Yekutiel’s campaign did not return a JTA request for comment; Yekutiel’s restaurant, Manny’s, has been targeted multiple times by anti-Zionists in the past.
“The person that you’re talking about, he was Israeli. I didn’t know that he was an IDF soldier,” he told the activist who confronted him in video from the march. The activist responded, “Well, maybe having Israelis at the cafe isn’t a good idea because it’s an apartheid state committing a genocide.”
Some local politicians jointly condemned the harassment of both Wiener and Yekutiel, linking their identities as Jews.
“The harassment campaign against Jewish candidates @Scott_Wiener + Manny Yekutiel is gross and unacceptable,” Trevor Chandler, a member of the San Francisco Democratic County Central Committee, wrote on X. Chandler added that the local Democratic group “condemns antisemitism.”

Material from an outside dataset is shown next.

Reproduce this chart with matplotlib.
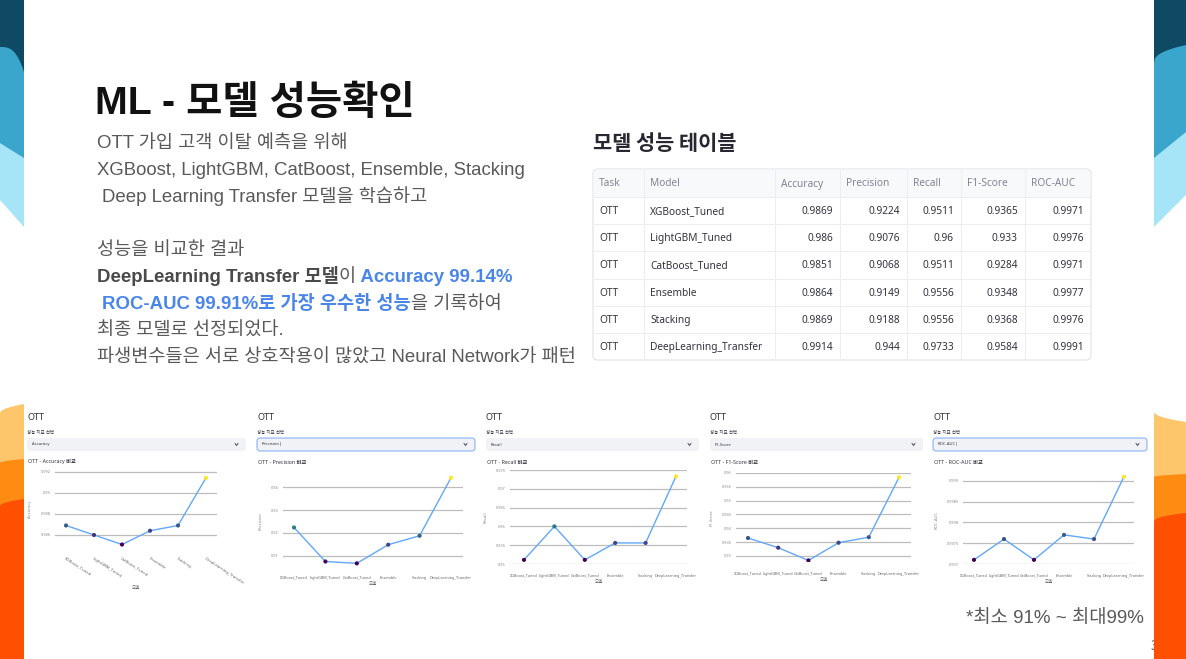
import numpy as np
import matplotlib
matplotlib.use("Agg")
import matplotlib.pyplot as plt
from matplotlib.patches import Polygon, FancyBboxPatch
from matplotlib import cm, colors

W, H = 1186, 659

# ---- data ----
task = "OTT"
models = ["XGBoost_Tuned", "LightGBM_Tuned", "CatBoost_Tuned", "Ensemble",
          "Stacking", "DeepLearning_Transfer"]
accuracy = [0.9869, 0.986, 0.9851, 0.9864, 0.9869, 0.9914]
precision = [0.9224, 0.9076, 0.9068, 0.9149, 0.9188, 0.944]
recall = [0.9511, 0.96, 0.9511, 0.9556, 0.9556, 0.9733]
f1_score = [0.9365, 0.933, 0.9284, 0.9348, 0.9368, 0.9584]
roc_auc = [0.9971, 0.9976, 0.9971, 0.9977, 0.9976, 0.9991]
columns = ["Task", "Model", "Accuracy", "Precision", "Recall", "F1-Score", "ROC-AUC"]
acc_ticks = [0.986, 0.988, 0.99, 0.992]
prec_ticks = [0.91, 0.92, 0.93, 0.94]
rec_ticks = [0.95, 0.955, 0.96, 0.965, 0.97, 0.975]
f1_ticks = [0.93, 0.935, 0.94, 0.945, 0.95, 0.955, 0.96]
roc_ticks = [0.997, 0.9975, 0.998, 0.9985, 0.999]

GRAY = "#595959"
BLUE = "#4a86e8"
KFONT = ["Liberation Sans", "Noto Sans CJK KR"]
plt.rcParams["font.family"] = ["Noto Sans", "Noto Sans CJK KR", "DejaVu Sans"]

fig = plt.figure(figsize=(W / 100, H / 100), dpi=100)
bg = fig.add_axes([0, 0, 1, 1])
bg.set_xlim(0, W)
bg.set_ylim(H, 0)
bg.axis("off")


# ---- decorative corner strips ----
def curve(xa, ya, xb, yb, k, n=40):
    t = np.linspace(0, 1, n)
    return xa + (xb - xa) * t, ya + (yb - ya) * t ** k


def strip(xa, ya, xb, yb, k, color, edge):
    cx, cy = curve(xa, ya, xb, yb, k)
    pts = [(xa, edge), (xb, edge)] + list(zip(cx[::-1], cy[::-1]))
    bg.add_patch(Polygon(pts, closed=True, fc=color, ec="none", zorder=5))


strip(0, 200, 24, 227, 1, "#a6e4f8", 0)
strip(0, 143, 24, 158, 1, "#3ba6cb", 0)
strip(0, 47, 24, 72, 3, "#0e4a63", 0)
strip(1154, 227, 1186, 195, 1, "#a6e4f8", 0)
strip(1154, 158, 1186, 132, 1, "#3ba6cb", 0)
strip(1154, 63, 1186, 45, 0.4, "#0e4a63", 0)
strip(0, 413, 24, 404, 0.5, "#fec66a", H)
strip(0, 463, 24, 459, 0.5, "#ff8c12", H)
strip(0, 506, 24, 499, 0.5, "#ff4f00", H)
strip(1154, 412, 1186, 422, 0.5, "#fec66a", H)
strip(1154, 477, 1186, 474, 0.5, "#ff8c12", H)
strip(1154, 522, 1186, 513, 0.4, "#ff4f00", H)

# ---- title and body text ----
bg.text(95, 114, "ML - 모델 성능확인", family=KFONT, weight="bold", size=28.4,
        color="#111111", va="baseline")

lines = [
    [("OTT 가입 고객 이탈 예측을 위해", "normal", GRAY)],
    [("XGBoost, LightGBM, CatBoost, Ensemble, Stacking", "normal", GRAY)],
    [("Deep Learning Transfer 모델을 학습하고", "normal", GRAY)],
    [],
    [("성능을 비교한 결과", "normal", GRAY)],
    [("DeepLearning Transfer 모델", "bold", "#4a4a4a"), ("이", "normal", GRAY),
     (" Accuracy 99.14%", "bold", BLUE)],
    [("ROC-AUC 99.91%로 가장 우수한 성능", "bold", BLUE), ("을 기록하여", "normal", GRAY)],
    [("최종 모델로 선정되었다.", "normal", GRAY)],
    [("파생변수들은 서로 상호작용이 많았고 Neural Network가 패턴", "normal", GRAY)],
]
line_x = [97, 97, 102, 97, 97, 97, 102, 97, 97]
renderer = fig.canvas.get_renderer()
for i, segs in enumerate(lines):
    x = line_x[i]
    y = 148 + i * 26.8
    for s, w, c in segs:
        t = bg.text(x, y, s, family=KFONT, weight=w, color=c, size=13.4, va="baseline")
        x += t.get_window_extent(renderer).width

# ---- table ----
bg.text(593, 150, "모델 성능 테이블", family=["Noto Sans CJK KR"], weight="bold",
        size=15, color="#262730", va="baseline")
col_x = [593, 644, 775, 840, 907, 961, 1025, 1091]
ty0, hh, rh = 169, 28, 27.17
ty1 = ty0 + hh + rh * len(models)
bg.add_patch(FancyBboxPatch((col_x[0], ty0), col_x[-1] - col_x[0], ty1 - ty0,
                            boxstyle="round,pad=0,rounding_size=5",
                            fc="white", ec="#e3e5ea", lw=0.9, zorder=2))
bg.add_patch(FancyBboxPatch((col_x[0] + 0.5, ty0 + 0.5), col_x[-1] - col_x[0] - 1, hh,
                            boxstyle="round,pad=0,rounding_size=4",
                            fc="#f8f9fb", ec="none", zorder=2))
for cx in col_x[1:-1]:
    bg.plot([cx, cx], [ty0, ty1], color="#eceef2", lw=0.8, zorder=3)
for r in range(len(models)):
    yy = ty0 + hh + r * rh
    bg.plot([col_x[0], col_x[-1]], [yy, yy], color="#eceef2", lw=0.8, zorder=3)
for j, name in enumerate(columns):
    bg.text(col_x[j] + 6, ty0 + hh / 2 + 3.5, name, size=7.3, color="#808495",
            va="baseline", zorder=4)
table_vals = [accuracy, precision, recall, f1_score, roc_auc]
for r, m in enumerate(models):
    yb = ty0 + hh + r * rh + rh / 2 + 3.5
    bg.text(col_x[0] + 6, yb, task, size=7.3, color="#31333f", va="baseline", zorder=4)
    bg.text(col_x[1] + 6, yb, m, size=7.3, color="#31333f", va="baseline", zorder=4)
    for j, vals in enumerate(table_vals):
        bg.text(col_x[j + 3] - 7, yb, f"{vals[r]:g}", size=7.3, color="#31333f",
                va="baseline", ha="right", zorder=4)

# ---- small metric charts ----
panels = [
    dict(metric="Accuracy", vals=accuracy, ticks=acc_ticks, left=27, right=246,
         box=(55, 217, 471, 548), p=(66, 206), ylim=(0.98477, 0.99205), rot=True, focus=False),
    dict(metric="Precision", vals=precision, ticks=prec_ticks, left=257, right=475,
         box=(283, 463, 475, 566), p=(294, 451), ylim=(0.90565, 0.94522), rot=False, focus=True),
    dict(metric="Recall", vals=recall, ticks=rec_ticks, left=486, right=699,
         box=(510, 687, 470, 564), p=(524, 676), ylim=(0.95, 0.975), rot=False, focus=False),
    dict(metric="F1-Score", vals=f1_score, ticks=f1_ticks, left=710, right=923,
         box=(736, 911, 473, 562), p=(748, 899), ylim=(0.92783, 0.96), rot=False, focus=False),
    dict(metric="ROC-AUC", vals=roc_auc, ticks=roc_ticks, left=933, right=1147,
         box=(963, 1134, 475, 564), p=(974, 1124), ylim=(0.997, 0.99914), rot=False, focus=True),
]

idx = np.arange(len(models))
for pn in panels:
    L, R = pn["left"], pn["right"]
    bg.text(L, 418, task, size=6.5, weight="bold", color="#31333f", va="center")
    bg.text(L, 432, "성능 지표 선택", size=3.2, color="#31333f", va="center")
    bg.add_patch(FancyBboxPatch((L, 438), R - L, 13, boxstyle="round,pad=0,rounding_size=3",
                                fc="#f0f2f6", ec="#8ab4f8" if pn["focus"] else "none",
                                lw=0.8, zorder=2))
    label = pn["metric"] + ("|" if pn["focus"] else "")
    bg.text(L + 5, 444.5, label, size=3, color="#31333f", va="center", zorder=3)
    bg.plot([R - 11, R - 9.5, R - 8], [443.5, 445.5, 443.5], color="#31333f", lw=0.6, zorder=3)
    bg.text(L + 1, 462, f"{task} - {pn['metric']} 비교", size=3.8, weight="bold",
            color="#31333f", va="center")

    x0, x1, y0, y1 = pn["box"]
    ax = fig.add_axes([x0 / W, 1 - y1 / H, (x1 - x0) / W, (y1 - y0) / H])
    ax.patch.set_alpha(0)
    s = (pn["p"][1] - pn["p"][0]) / 5
    ax.set_xlim((x0 - pn["p"][0]) / s, 5 + (x1 - pn["p"][1]) / s)
    ax.set_ylim(*pn["ylim"])
    vals = pn["vals"]
    norm = colors.Normalize(min(vals), max(vals))
    ax.plot(idx, vals, color="#62a8f7", lw=1.0, zorder=3)
    ax.scatter(idx, vals, c=[cm.viridis(norm(v)) for v in vals], s=9, zorder=4,
               edgecolors="none")
    ax.set_yticks(pn["ticks"])
    ax.set_yticklabels([f"{t:g}" for t in pn["ticks"]])
    for t in pn["ticks"]:
        ax.axhline(t, color="#bdbdbd", lw=0.9, zorder=1)
    ax.set_xticks(idx)
    if pn["rot"]:
        ax.set_xticklabels(models, rotation=-33, ha="left", va="top",
                           rotation_mode="anchor", size=3, color="#666666")
        ax.tick_params(axis="x", pad=6)
        ax.set_xlabel("모델", size=3.2, color="#666666", labelpad=0)
    else:
        ax.set_xticklabels(models, size=2.7, color="#666666")
        ax.tick_params(axis="x", pad=7)
        ax.set_xlabel("모델", size=3.2, color="#666666", labelpad=1)
    ax.tick_params(axis="y", labelsize=2.8, labelcolor="#888888", pad=3)
    ax.tick_params(length=0)
    ax.set_ylabel(pn["metric"], size=3, color="#888888", labelpad=6)
    for sp in ax.spines.values():
        sp.set_visible(False)

# ---- footnote & page number ----
bg.text(966, 619, "*최소 91% ~ 최대99%", family=KFONT, size=13.5, color=GRAY, va="center")
bg.text(1150, 646, "3", size=10, color=GRAY, va="center", zorder=1)

fig.savefig("out.png", dpi=100)
plt.close(fig)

The day after Wiener’s harassment, two different groups of LGBTQ Jews had contrasting receptions at a New York Pride march.
One, Jewish Queer Youth, experienced a largely peaceful march; a second, fronted by Zioness, a more explicitly Zionist group, faced harassment. Another prominent Pride event, the NYC Dyke March, was staged on Saturday without many of its longtime Jewish participants, the Forward reported, after organizers stated for the second year in a row that anti-Zionism was a core value of the event; many Jewish former Dyke March organizers split away to form their own group.
Some Jewish LGBTQ leaders say the majority of such spaces remain welcoming. Krass, the Keshet president, said in her statement to JTA that “nearly every instance” of the “nearly 100 Pride events Keshet has organized this year” were “met almost entirely with celebration.”
In a newsletter on Monday, Krass told Keshet’s followers that she was “appalled” by some of the reactions to Wiener’s harassment.
“Some people are refusing to acknowledge that antisemitism played any role. Others are using this incident as an opportunity to project false, harmful generalizations onto the entire trans community,” Krass wrote. “I have even seen fellow Jews call for the Jewish community to abandon the LGBTQ+ community and our shared fight for equality. This is not the way.”